Although businesses in Canada sold $136bn in online goods and services last year, only 13 percent of the country’s businesses overall made actual online transactions.
The total is an 11.5 percent rise from $122bn in 2012, but it’s still far behind the US eCommerce amount, which was estimated by Forbes to be around $262.3bn before 2013 came around.
That’s a staggering difference; and part of what’s to blame, according to Andrew Goodman of Page Zero Media, is that “a lot of bright young Canadians might feel like the opportunity in Canadian e-commerce is too small, that the scale pales in comparison to the United States, so why pursue a national Canadian project when you could hop on board with a global start-up[?]”
It seems that the lack of faith in Canada’s progress in the eCommerce sector is causing more and more people to venture out into other markets; people including young innovators with bright minds that could be focusing instead on bringing Canada up to speed.
Likewise, potential Canadian customers that are frustrated with the lack of services in their country and are taking their business elsewhere – mostly to American retailers that offer a much more convenient and enjoyable online experience.

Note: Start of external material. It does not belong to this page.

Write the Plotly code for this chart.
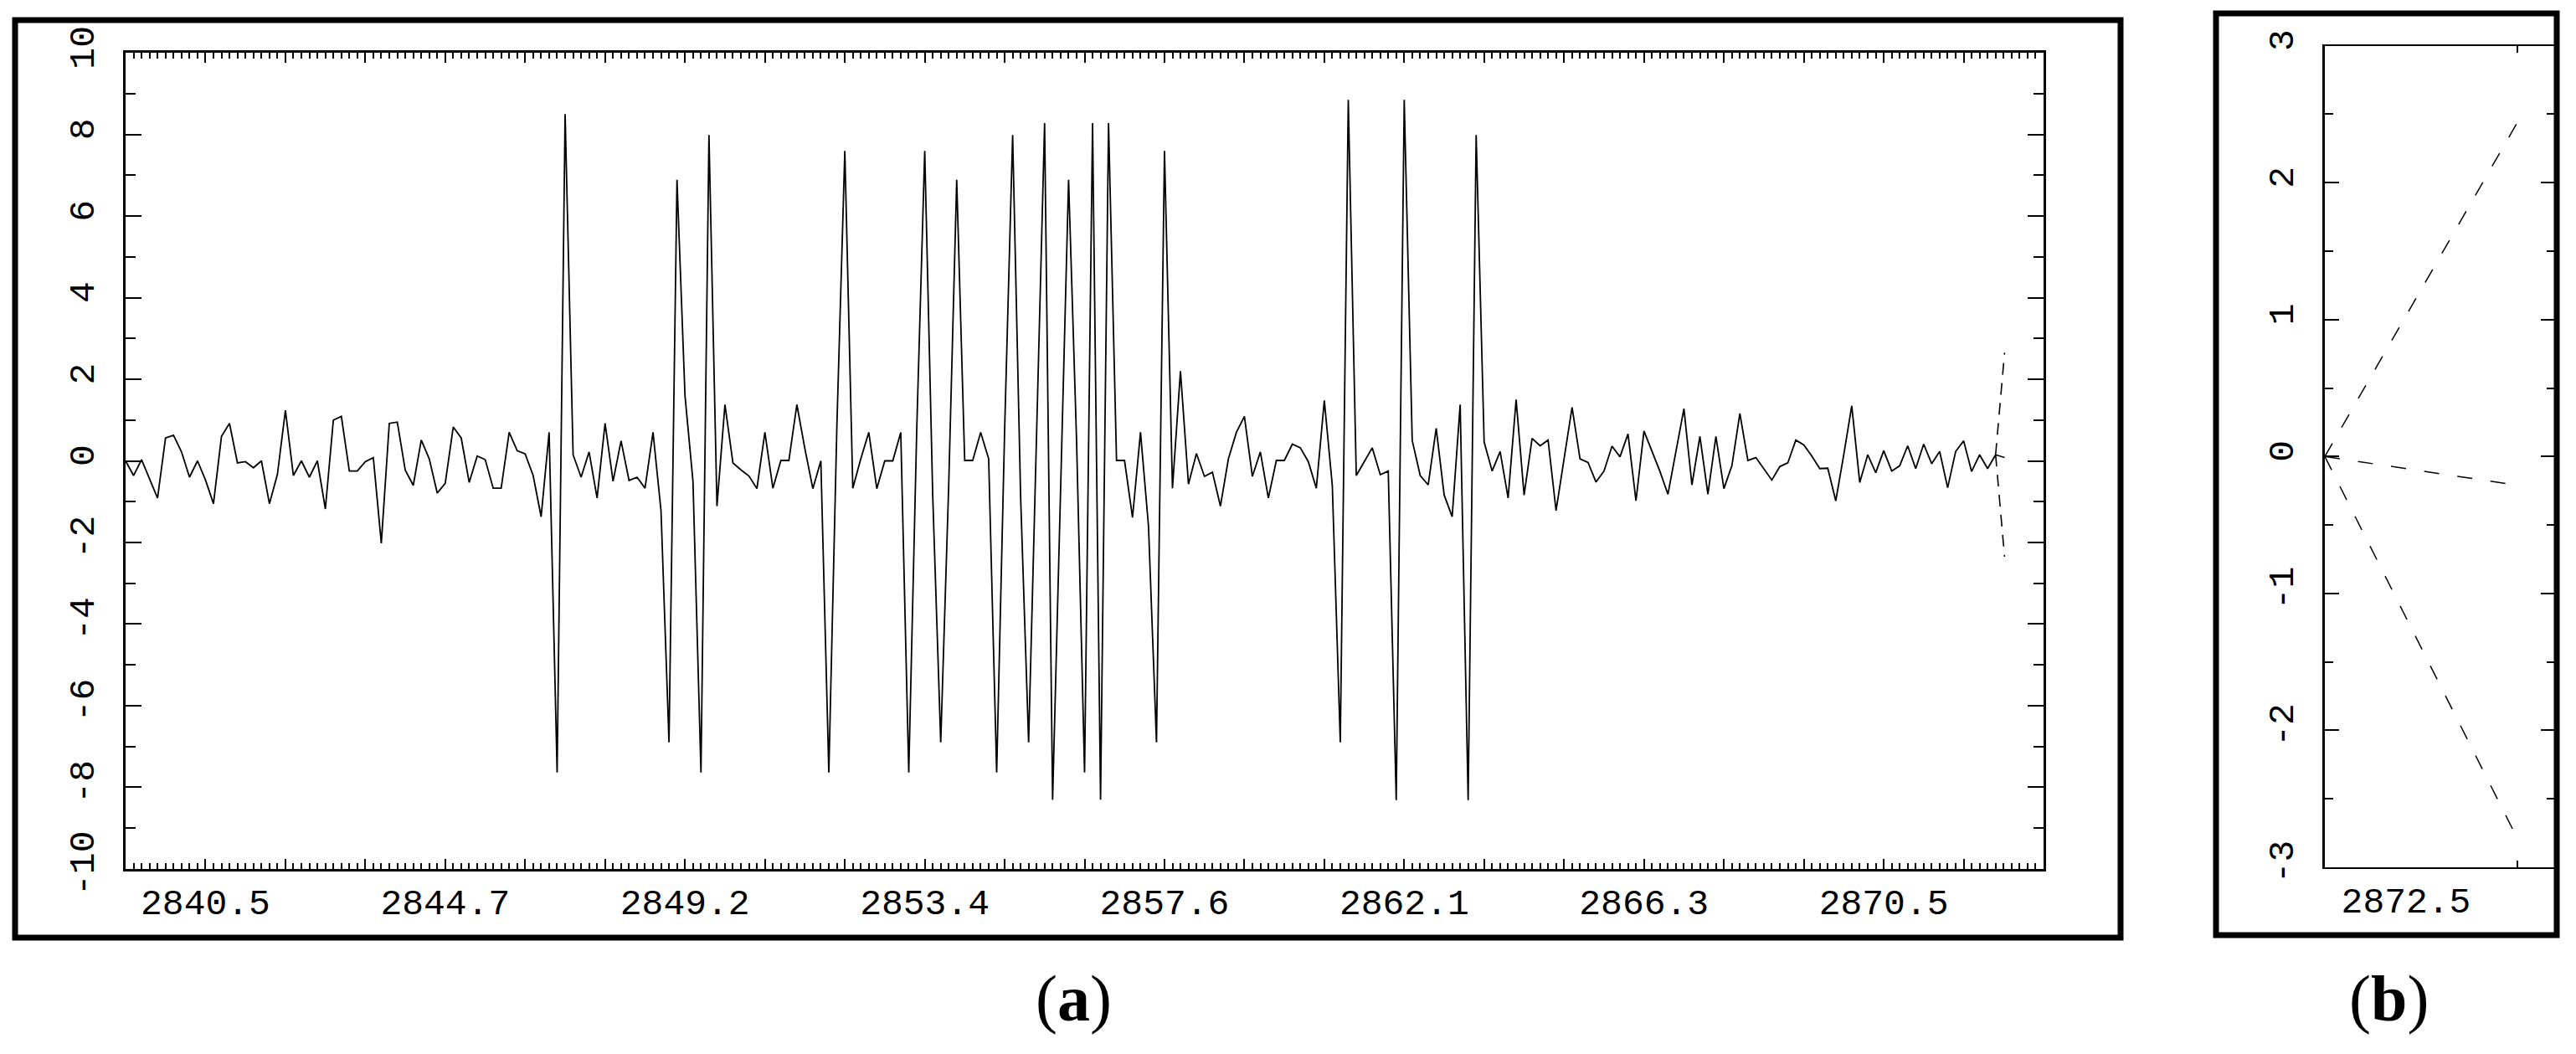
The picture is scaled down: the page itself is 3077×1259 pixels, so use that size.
import plotly.graph_objects as go

W, H = 3077, 1259

# ---------------- data: panel (a) observed series ----------------
t0 = 2839.0714          # time of first sample (left edge of axis)
dt = 1 / 7              # sampling step
values = [
    0.0, -0.36, 0.03, -0.45, -0.91, 0.56, 0.63, 0.22, -0.4, 0.0,
    -0.47, -1.05, 0.6, 0.92, -0.05, -0.02, -0.17, 0.0, -1.05, -0.33,
    1.24, -0.36, 0.0, -0.4, 0.0, -1.18, 1.0, 1.09, -0.25, -0.25,
    -0.02, 0.08, -2.02, 0.92, 0.95, -0.23, -0.6, 0.51, 0.05, -0.79,
    -0.55, 0.83, 0.56, -0.53, 0.12, 0.03, -0.67, -0.67, 0.7, 0.25,
    0.17, -0.36, -1.37, 0.7, -7.64, 8.5, 0.15, -0.4, 0.22, -0.91,
    0.92, -0.5, 0.49, -0.48, -0.4, -0.67, 0.7, -1.22, -6.9, 6.89,
    1.6, -0.5, -7.64, 7.99, -1.11, 1.38, -0.05, -0.22, -0.37, -0.68,
    0.7, -0.67, 0.01, 0.01, 1.38, 0.3, -0.68, 0.0, -7.64, 0.8,
    7.6, -0.67, 0.05, 0.7, -0.68, 0.0, 0.0, 0.7, -7.64, 0.77,
    7.6, -0.85, -6.9, -0.6, 6.89, 0.01, 0.01, 0.7, 0.05, -7.64,
    0.77, 7.99, -0.88, -6.9, 0.63, 8.28, -8.31, -0.7, 6.89, 0.5,
    -7.64, 8.28, -8.31, 8.28, 0.01, 0.01, -1.39, 0.7, -1.6, -6.9,
    7.6, -0.67, 2.2, -0.57, 0.18, -0.38, -0.28, -1.11, 0.05, 0.7,
    1.09, -0.38, 0.22, -0.91, 0.01, 0.01, 0.41, 0.32, -0.02, -0.67,
    1.48, -0.6, -6.9, 8.85, -0.36, -0.02, 0.32, -0.34, -0.25, -8.32,
    8.85, 0.5, -0.36, -0.59, 0.8, -0.84, -1.37, 1.38, -8.32, 7.99,
    0.46, -0.25, 0.23, -0.91, 1.5, -0.84, 0.55, 0.37, 0.51, -1.22,
    0.05, 1.31, 0.05, -0.04, -0.52, -0.25, 0.36, 0.1, 0.66, -0.98,
    0.73, 0.22, -0.26, -0.82, 0.22, 1.28, -0.59, 0.6, -0.82, 0.6,
    -0.68, -0.12, 1.16, 0.01, 0.08, -0.19, -0.47, -0.14, -0.05, 0.51,
    0.39, 0.12, -0.19, -0.18, -0.98, 0.15, 1.35, -0.53, 0.15, -0.29,
    0.25, -0.25, -0.12, 0.37, -0.19, 0.41, -0.07, 0.23, -0.66, 0.23,
    0.49, -0.26, 0.15, -0.19, 0.15,
]
time = [t0 + i * dt for i in range(len(values))]

# x tick labels of panel (a) (every third major tick is labelled)
x_tick_labels = ["2840.5", "2844.7", "2849.2", "2853.4",
                 "2857.6", "2862.1", "2866.3", "2870.5"]
y_tick_vals_a = [-10, -8, -6, -4, -2, 0, 2, 4, 6, 8, 10]

# forecast in panel (a)
fc_a_t = [2872.5, 2872.66]
fc_a_upper = [0.15, 2.65]
fc_a_mid = [0.15, 0.08]
fc_a_lower = [0.15, -2.35]

# ---------------- data: panel (b) forecast close-up ----------------
fc_b_t = [2872.5, 2872.66]
fc_b_upper = [0.0, 2.44]
fc_b_mid = [0.0, -0.21]
fc_b_lower = [0.0, -2.79]
b_tick_labels = ["2872.5"]
y_tick_vals_b = [-3, -2, -1, 0, 1, 2, 3]

panel_labels = ["(<b>a</b>)", "(<b>b</b>)"]

# ---------------- helpers ----------------
def fx(p):
    return p / W

def fy(p):
    return 1 - p / H

# major ticks every 10 samples; label every third
n_major = 25
major_vals = [t0 + 10 * k * dt for k in range(n_major)]
major_text = []
for k in range(n_major):
    j = k - 1
    if j >= 0 and j % 3 == 0 and j // 3 < len(x_tick_labels):
        major_text.append(x_tick_labels[j // 3])
    else:
        major_text.append("")

TICKFONT = dict(family="Liberation Mono", size=43, color="black")

fig = go.Figure()

fig.add_trace(go.Scatter(x=time, y=values, mode="lines",
                         line=dict(color="black", width=1.8),
                         xaxis="x", yaxis="y", showlegend=False))
for ys in (fc_a_upper, fc_a_mid, fc_a_lower):
    fig.add_trace(go.Scatter(x=fc_a_t, y=ys, mode="lines",
                             line=dict(color="black", width=1.6, dash="14px,10px"),
                             xaxis="x", yaxis="y", showlegend=False))
for ys in (fc_b_upper, fc_b_mid, fc_b_lower):
    fig.add_trace(go.Scatter(x=fc_b_t, y=ys, mode="lines",
                             line=dict(color="black", width=1.5, dash="18px,22px"),
                             xaxis="x2", yaxis="y2", showlegend=False))

common_axis = dict(showgrid=False, zeroline=False, showline=True,
                   linecolor="black", ticks="inside", tickcolor="black",
                   mirror="ticks", tickfont=TICKFONT, automargin=False)

fig.update_layout(
    width=W, height=H, autosize=False,
    margin=dict(l=0, r=0, t=0, b=0, pad=0, autoexpand=False),
    paper_bgcolor="white", plot_bgcolor="white",
    xaxis=dict(common_axis, domain=[fx(150), fx(2441)],
               range=[t0, t0 + 240 * dt],
               tickmode="array", tickvals=major_vals, ticktext=major_text,
               ticklen=12, tickwidth=2, linewidth=3,
               ticklabelstandoff=0,
               minor=dict(tickmode="linear", tick0=t0, dtick=dt,
                          ticks="inside", ticklen=7, tickwidth=1.5,
                          tickcolor="black"),
               anchor="y"),
    yaxis=dict(common_axis, domain=[fy(1037.7), fy(63.3)],
               range=[-10, 10], tickmode="array",
               tickvals=y_tick_vals_a,
               ticktext=[str(v) for v in y_tick_vals_a],
               ticklen=19, tickwidth=2, linewidth=3, tickangle=-90,
               ticklabelstandoff=18,
               minor=dict(tickmode="linear", tick0=-9, dtick=2,
                          ticks="inside", ticklen=12, tickwidth=2,
                          tickcolor="black"),
               anchor="x"),
    xaxis2=dict(common_axis, domain=[fx(2777), fx(3052)],
                range=[2872.5, 2872.6913],
                tickmode="array", tickvals=[fc_b_t[-1]], ticktext=b_tick_labels,
                ticklen=8, tickwidth=1.5, linewidth=2,
                ticklabelshift=-133, ticklabelstandoff=0,
                anchor="y2"),
    yaxis2=dict(common_axis, domain=[fy(1036), fy(54.6)],
                range=[-3, 3], tickmode="array",
                tickvals=y_tick_vals_b,
                ticktext=[str(v) for v in y_tick_vals_b],
                ticklen=17, tickwidth=2, linewidth=3, tickangle=-90,
                ticklabelstandoff=18,
                minor=dict(tickmode="linear", tick0=-2.5, dtick=1,
                           ticks="inside", ticklen=10, tickwidth=2,
                           tickcolor="black"),
                anchor="x2"),
)

# outer frames
fig.add_shape(type="rect", xref="paper", yref="paper",
              x0=fx(18), x1=fx(2533), y0=fy(1120), y1=fy(24),
              line=dict(color="black", width=7), fillcolor="rgba(0,0,0,0)")
fig.add_shape(type="rect", xref="paper", yref="paper",
              x0=fx(2647), x1=fx(3054), y0=fy(1117), y1=fy(16),
              line=dict(color="black", width=7), fillcolor="rgba(0,0,0,0)")

# panel labels
for txt, cx in zip(panel_labels, (1282, 2853)):
    fig.add_annotation(text=txt, xref="paper", yref="paper",
                       x=fx(cx), y=fy(1192), showarrow=False,
                       xanchor="center", yanchor="middle",
                       font=dict(family="Liberation Serif", size=78, color="black"))

fig.write_html("out.html",
               config={"displayModeBar": False},
               post_script="document.body.style.margin='0';document.body.style.padding='0';")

There is some note of optimism, however. Canadian online coupon site, Shopster, is definitely bucking the trend and providing a gateway to Canadian shoppers looking to find bargains on the internet. The fact that the site is booming is testament to the huge. albeit unrealized, potential of Canada's eCommerce market.
Online retail titan Amazon is also stepping up to to fill the gap in Canadian eCommerce and reap the benefits, according to a study done by ThinkShopper Google and L2.
Erin Young, chief marketing officer at Well.ca – a Canadian online shop that sells baby, health and beauty products – said: “[Amazon] entered some of our categories in the early half of 2013, and we certainly felt the impact. But we view their presence as a good thing in the sense that Canadians lag Americans and many European countries.”
“The way we look at it is, they are likely to bring people into the [product] category and highlight the e-commerce channel as a channel that’s viable for Canadians,” he said.
Hopefully with the introduction of such a heavyweight of online retail into the stagnant Canadian eCommerce market, other companies will notice the profits they could be making. Even if Amazon will provide some tough competition for smaller retailers, it could at least serve as the catalyst the country needs in order to progress into the digital market and remain competitive.